§ Request: Return exactly, and only, the lines from the one holding "Clone this chart in seaborn and matplotlib." through the one holding "import seaborn as sns", both included; the pictures stay out.

§ Data extract:
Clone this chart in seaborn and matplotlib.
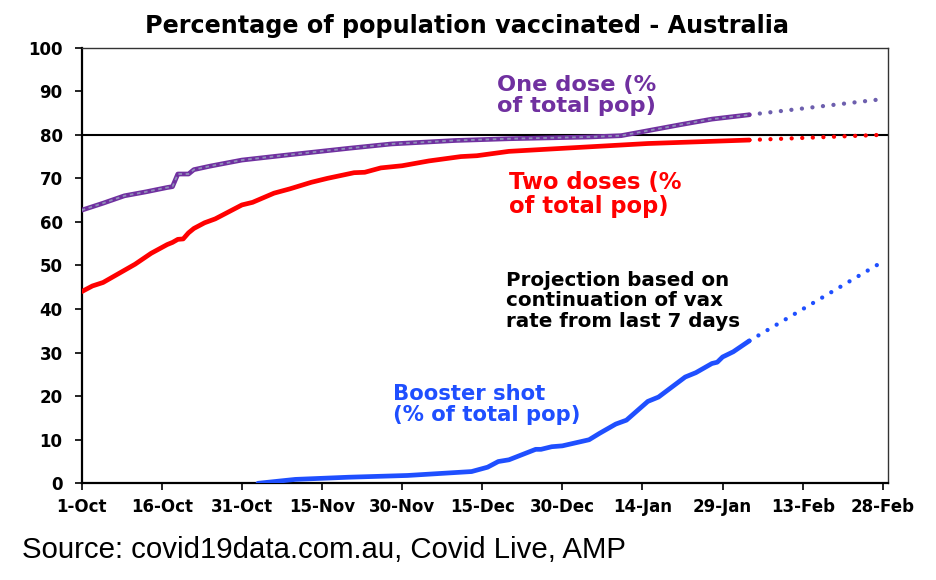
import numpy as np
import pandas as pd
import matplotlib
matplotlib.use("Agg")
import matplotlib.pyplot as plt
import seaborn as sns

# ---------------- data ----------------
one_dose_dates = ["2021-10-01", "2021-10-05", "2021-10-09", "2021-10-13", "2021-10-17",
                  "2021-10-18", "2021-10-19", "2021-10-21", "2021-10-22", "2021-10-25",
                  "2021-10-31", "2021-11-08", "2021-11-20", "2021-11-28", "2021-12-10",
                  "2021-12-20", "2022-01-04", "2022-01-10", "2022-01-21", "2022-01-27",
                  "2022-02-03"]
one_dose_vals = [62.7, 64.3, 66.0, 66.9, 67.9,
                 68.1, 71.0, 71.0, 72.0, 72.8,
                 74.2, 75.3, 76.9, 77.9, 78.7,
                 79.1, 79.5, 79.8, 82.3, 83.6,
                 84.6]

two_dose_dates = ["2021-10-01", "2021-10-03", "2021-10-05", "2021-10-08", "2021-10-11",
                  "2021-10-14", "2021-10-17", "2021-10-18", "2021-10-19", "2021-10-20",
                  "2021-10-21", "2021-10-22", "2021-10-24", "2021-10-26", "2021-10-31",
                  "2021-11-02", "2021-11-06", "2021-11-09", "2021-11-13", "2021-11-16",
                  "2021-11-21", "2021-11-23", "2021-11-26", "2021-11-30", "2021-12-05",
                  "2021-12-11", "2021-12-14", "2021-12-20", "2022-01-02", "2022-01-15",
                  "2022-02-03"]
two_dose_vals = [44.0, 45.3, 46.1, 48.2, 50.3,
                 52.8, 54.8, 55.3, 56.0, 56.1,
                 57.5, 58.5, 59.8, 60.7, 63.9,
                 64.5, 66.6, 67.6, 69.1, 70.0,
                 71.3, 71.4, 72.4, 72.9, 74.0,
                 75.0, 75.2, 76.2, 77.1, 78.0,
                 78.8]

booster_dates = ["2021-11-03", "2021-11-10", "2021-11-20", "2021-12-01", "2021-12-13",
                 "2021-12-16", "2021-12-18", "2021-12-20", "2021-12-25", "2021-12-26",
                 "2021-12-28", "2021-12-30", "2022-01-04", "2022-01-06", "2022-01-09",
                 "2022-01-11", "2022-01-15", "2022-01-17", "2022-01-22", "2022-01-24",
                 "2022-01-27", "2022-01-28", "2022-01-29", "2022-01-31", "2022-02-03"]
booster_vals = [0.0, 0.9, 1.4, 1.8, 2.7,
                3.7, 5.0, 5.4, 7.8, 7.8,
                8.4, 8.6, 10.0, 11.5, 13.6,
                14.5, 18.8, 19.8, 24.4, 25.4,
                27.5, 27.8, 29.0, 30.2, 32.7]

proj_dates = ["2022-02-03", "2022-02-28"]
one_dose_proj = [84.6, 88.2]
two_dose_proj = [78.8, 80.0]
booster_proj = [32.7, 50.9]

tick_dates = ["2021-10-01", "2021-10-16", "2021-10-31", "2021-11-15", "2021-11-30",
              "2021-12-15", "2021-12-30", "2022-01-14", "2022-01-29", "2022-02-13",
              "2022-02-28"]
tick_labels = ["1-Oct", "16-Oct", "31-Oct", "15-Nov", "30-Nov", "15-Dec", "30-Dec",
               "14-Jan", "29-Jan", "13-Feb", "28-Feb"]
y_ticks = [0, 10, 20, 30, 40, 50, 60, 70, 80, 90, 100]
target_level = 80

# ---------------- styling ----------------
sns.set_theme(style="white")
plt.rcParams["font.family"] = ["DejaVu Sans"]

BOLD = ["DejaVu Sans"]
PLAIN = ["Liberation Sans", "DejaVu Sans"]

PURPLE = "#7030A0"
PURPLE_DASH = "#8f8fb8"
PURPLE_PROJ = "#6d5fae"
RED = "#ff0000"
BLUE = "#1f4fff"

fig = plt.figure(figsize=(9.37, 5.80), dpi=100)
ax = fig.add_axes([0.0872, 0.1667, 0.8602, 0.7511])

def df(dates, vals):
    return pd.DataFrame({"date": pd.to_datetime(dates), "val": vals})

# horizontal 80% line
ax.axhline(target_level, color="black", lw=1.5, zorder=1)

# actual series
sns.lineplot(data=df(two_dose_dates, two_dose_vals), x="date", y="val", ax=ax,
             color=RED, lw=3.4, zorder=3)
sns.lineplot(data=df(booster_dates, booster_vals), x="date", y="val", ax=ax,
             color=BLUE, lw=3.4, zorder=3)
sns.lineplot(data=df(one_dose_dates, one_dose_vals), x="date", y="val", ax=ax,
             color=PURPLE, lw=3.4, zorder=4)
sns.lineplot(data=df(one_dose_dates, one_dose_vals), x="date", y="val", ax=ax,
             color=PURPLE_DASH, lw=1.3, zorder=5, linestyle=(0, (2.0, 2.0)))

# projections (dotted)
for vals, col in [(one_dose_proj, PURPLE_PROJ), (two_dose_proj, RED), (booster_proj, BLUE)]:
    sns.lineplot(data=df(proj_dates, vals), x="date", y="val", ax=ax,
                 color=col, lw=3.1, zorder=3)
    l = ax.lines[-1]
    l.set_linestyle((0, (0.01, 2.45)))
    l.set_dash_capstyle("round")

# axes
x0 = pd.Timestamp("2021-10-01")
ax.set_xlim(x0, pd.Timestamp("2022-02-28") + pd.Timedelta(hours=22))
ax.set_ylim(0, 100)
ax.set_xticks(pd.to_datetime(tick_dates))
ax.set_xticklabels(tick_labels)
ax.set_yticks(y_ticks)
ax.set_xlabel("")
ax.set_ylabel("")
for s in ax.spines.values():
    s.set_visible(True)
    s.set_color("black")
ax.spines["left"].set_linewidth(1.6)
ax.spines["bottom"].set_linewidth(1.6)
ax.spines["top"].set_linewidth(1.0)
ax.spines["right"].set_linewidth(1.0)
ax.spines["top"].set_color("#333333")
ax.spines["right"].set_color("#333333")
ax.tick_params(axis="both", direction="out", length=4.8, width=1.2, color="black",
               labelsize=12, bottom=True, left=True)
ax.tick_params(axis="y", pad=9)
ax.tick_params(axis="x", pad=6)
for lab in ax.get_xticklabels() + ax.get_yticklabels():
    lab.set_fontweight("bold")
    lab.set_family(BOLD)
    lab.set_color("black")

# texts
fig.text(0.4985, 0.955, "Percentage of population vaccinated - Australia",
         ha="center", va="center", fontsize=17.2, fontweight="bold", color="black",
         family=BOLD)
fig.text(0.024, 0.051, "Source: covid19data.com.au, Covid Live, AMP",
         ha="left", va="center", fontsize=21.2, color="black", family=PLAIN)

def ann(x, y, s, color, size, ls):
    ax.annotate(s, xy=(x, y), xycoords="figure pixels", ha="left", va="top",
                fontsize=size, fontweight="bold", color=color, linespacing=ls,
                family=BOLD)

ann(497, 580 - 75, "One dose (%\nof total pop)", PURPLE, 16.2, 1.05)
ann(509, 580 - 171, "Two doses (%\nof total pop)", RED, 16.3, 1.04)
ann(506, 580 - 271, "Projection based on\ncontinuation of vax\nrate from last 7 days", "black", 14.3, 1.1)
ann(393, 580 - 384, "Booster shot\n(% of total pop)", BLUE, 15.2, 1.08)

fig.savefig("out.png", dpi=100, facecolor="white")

* * *

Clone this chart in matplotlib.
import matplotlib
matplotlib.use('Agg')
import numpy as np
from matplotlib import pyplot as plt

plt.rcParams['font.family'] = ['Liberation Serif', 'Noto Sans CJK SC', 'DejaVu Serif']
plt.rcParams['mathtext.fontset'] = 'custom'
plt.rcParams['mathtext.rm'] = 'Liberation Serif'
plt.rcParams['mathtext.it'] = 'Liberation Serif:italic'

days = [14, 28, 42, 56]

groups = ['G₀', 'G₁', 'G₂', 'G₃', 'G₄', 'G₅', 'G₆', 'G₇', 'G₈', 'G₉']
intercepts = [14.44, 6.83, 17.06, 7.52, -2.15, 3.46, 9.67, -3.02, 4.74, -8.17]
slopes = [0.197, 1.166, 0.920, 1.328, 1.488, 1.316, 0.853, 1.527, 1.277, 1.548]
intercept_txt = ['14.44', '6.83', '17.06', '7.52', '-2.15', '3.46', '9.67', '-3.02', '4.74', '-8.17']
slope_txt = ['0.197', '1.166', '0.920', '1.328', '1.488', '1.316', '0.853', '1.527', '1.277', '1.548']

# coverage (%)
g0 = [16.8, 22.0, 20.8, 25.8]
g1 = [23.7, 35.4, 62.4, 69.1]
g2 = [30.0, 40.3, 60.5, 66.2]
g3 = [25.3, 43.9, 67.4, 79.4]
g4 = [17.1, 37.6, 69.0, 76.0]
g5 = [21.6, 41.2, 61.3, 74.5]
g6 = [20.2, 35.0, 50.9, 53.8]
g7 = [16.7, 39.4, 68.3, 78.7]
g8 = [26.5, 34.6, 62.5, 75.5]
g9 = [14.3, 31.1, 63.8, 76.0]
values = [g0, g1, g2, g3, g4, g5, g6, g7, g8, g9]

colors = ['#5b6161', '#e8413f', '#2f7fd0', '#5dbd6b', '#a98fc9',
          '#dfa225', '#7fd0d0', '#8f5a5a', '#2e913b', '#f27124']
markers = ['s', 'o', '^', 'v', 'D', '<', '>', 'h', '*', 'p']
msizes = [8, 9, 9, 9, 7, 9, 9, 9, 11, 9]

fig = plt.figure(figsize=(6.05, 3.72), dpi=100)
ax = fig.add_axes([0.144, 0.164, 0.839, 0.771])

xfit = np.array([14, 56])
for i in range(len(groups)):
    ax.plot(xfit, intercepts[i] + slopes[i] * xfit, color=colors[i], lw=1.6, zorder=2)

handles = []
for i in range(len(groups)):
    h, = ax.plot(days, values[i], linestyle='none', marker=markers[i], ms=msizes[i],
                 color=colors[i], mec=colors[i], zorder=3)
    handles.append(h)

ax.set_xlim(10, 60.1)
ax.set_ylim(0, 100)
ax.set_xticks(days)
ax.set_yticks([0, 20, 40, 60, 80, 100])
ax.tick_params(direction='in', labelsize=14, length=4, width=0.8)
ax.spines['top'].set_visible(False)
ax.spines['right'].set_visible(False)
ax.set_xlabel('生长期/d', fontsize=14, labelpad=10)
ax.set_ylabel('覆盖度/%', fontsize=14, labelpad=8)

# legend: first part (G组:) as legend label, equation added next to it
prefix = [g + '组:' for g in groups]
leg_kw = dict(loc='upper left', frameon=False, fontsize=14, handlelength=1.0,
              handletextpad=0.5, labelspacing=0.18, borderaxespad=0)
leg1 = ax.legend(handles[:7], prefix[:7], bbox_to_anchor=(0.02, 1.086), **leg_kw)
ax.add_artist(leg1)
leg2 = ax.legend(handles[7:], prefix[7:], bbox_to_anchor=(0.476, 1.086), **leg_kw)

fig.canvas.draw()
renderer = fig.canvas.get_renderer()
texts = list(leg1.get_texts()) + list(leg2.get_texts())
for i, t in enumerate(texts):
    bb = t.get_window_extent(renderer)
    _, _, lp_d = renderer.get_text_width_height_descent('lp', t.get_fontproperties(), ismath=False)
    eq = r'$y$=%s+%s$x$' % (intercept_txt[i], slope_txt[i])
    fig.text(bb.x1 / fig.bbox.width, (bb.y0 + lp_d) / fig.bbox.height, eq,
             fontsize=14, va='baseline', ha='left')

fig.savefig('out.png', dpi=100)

§ Worked answer:
Clone this chart in seaborn and matplotlib.
import numpy as np
import pandas as pd
import matplotlib
matplotlib.use("Agg")
import matplotlib.pyplot as plt
import seaborn as sns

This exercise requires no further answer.